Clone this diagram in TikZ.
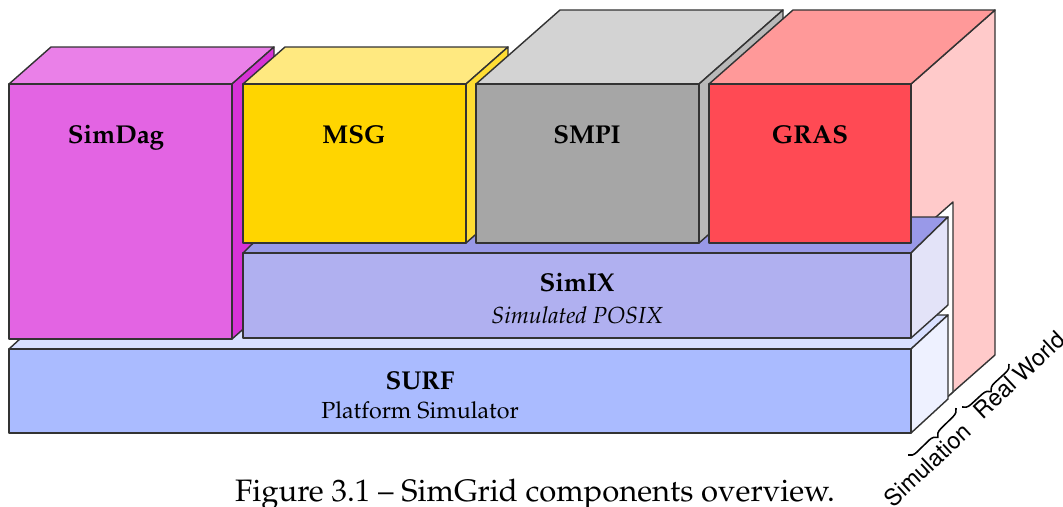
● ● ● ● ●
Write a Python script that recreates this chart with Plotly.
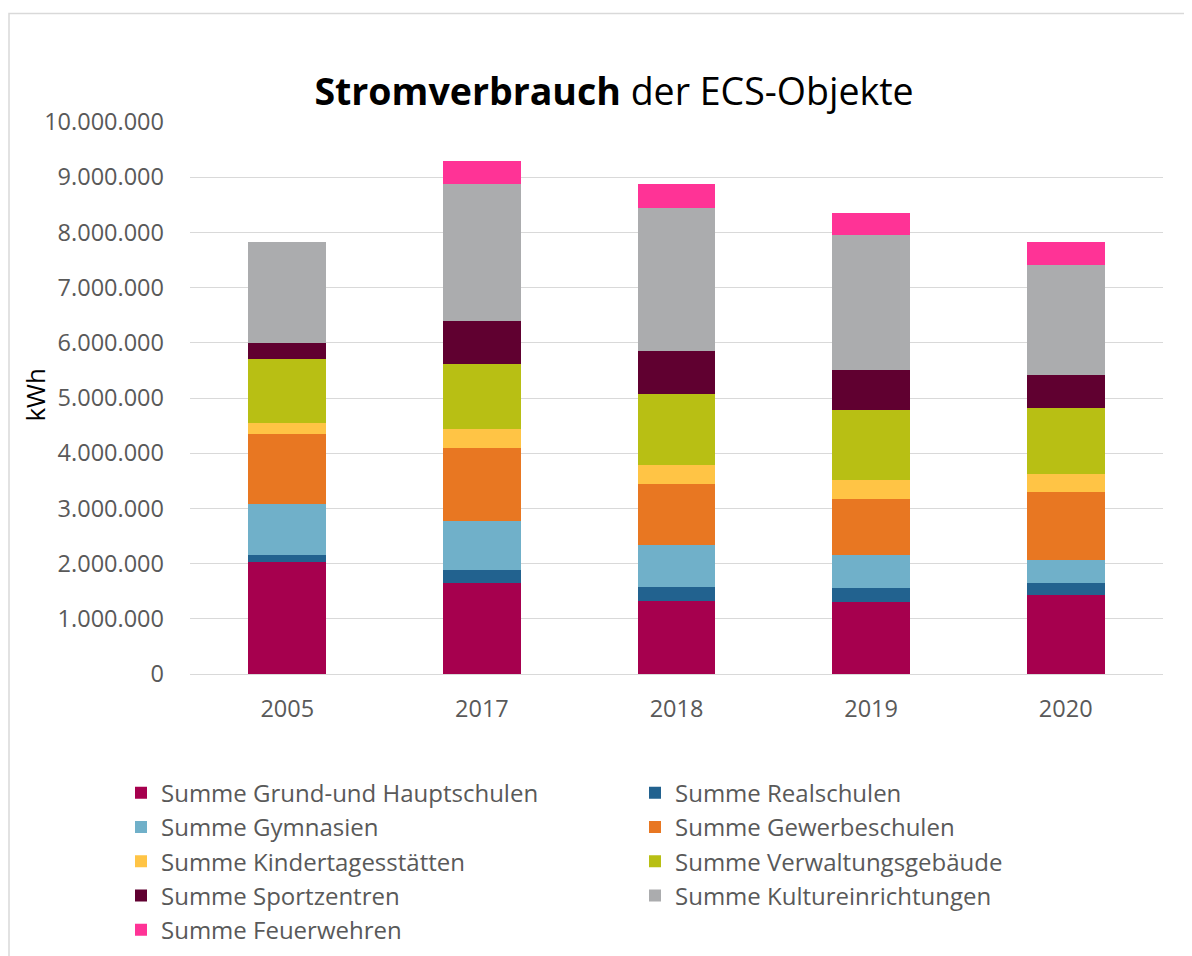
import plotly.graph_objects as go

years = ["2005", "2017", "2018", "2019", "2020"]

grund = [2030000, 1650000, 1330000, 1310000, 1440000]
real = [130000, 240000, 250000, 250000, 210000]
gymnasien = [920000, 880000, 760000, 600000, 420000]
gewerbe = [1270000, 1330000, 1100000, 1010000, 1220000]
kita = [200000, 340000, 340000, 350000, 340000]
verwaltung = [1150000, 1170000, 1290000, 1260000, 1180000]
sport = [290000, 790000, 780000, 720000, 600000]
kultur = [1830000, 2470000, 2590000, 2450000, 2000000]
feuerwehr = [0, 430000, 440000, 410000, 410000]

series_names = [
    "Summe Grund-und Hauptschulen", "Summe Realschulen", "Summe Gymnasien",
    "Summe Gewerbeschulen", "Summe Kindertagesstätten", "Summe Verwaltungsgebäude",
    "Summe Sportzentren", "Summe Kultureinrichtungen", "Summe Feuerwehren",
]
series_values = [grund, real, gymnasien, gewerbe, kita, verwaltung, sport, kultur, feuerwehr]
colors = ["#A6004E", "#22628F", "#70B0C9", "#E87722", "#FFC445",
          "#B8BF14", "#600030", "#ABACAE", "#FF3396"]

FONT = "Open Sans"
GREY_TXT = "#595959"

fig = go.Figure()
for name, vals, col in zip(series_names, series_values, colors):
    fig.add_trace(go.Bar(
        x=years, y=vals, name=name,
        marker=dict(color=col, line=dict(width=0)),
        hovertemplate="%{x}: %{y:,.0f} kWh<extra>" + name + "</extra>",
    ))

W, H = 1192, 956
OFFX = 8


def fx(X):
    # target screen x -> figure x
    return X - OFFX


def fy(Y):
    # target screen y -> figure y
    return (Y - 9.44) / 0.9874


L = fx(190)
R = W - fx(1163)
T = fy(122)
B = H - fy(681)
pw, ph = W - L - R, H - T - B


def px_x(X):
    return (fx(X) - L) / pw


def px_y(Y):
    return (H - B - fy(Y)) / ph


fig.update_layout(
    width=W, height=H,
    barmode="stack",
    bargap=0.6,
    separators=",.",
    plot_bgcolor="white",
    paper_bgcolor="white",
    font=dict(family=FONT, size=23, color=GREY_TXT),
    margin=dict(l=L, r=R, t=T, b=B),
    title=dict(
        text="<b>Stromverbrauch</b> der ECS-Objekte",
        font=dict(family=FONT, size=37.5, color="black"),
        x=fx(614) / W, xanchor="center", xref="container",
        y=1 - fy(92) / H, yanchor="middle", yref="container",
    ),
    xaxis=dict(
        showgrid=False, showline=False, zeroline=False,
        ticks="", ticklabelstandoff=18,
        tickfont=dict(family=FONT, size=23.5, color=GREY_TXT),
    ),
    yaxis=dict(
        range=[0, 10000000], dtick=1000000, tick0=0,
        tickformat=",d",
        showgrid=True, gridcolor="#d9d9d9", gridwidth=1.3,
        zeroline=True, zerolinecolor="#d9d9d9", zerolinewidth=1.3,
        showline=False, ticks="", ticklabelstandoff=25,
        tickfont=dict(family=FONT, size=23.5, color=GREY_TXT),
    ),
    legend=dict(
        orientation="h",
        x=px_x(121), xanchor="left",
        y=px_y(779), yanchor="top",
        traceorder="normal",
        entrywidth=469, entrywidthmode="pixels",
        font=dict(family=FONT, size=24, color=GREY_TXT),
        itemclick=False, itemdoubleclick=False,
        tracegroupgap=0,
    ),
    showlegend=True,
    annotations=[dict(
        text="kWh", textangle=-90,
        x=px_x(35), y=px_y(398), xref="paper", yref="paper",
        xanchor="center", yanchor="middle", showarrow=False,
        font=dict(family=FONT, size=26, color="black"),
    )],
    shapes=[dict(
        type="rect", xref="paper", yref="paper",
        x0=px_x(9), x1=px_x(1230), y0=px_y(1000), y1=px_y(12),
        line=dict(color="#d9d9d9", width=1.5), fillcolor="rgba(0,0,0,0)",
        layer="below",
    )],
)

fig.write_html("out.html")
● ● ● ● ●
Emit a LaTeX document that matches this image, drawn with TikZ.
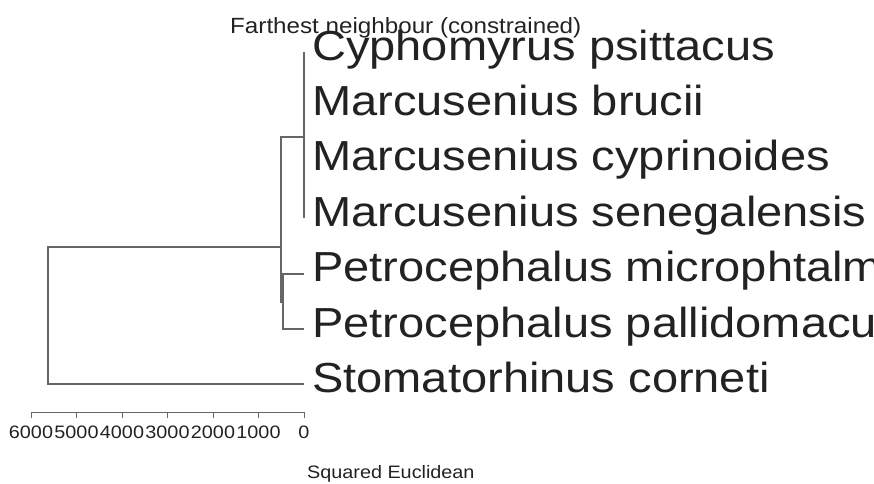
● ● ● ● ●
TASK INSTRUCTIONS: Leave the pictures out and copy exactly the lines from the one with "Write a Python" to the one with "feuerwehr = [0, 430000, 440000, 410000, 410000]", both included.

CORRECT ANSWER:
Write a Python script that recreates this chart with Plotly.
import plotly.graph_objects as go

years = ["2005", "2017", "2018", "2019", "2020"]

grund = [2030000, 1650000, 1330000, 1310000, 1440000]
real = [130000, 240000, 250000, 250000, 210000]
gymnasien = [920000, 880000, 760000, 600000, 420000]
gewerbe = [1270000, 1330000, 1100000, 1010000, 1220000]
kita = [200000, 340000, 340000, 350000, 340000]
verwaltung = [1150000, 1170000, 1290000, 1260000, 1180000]
sport = [290000, 790000, 780000, 720000, 600000]
kultur = [1830000, 2470000, 2590000, 2450000, 2000000]
feuerwehr = [0, 430000, 440000, 410000, 410000]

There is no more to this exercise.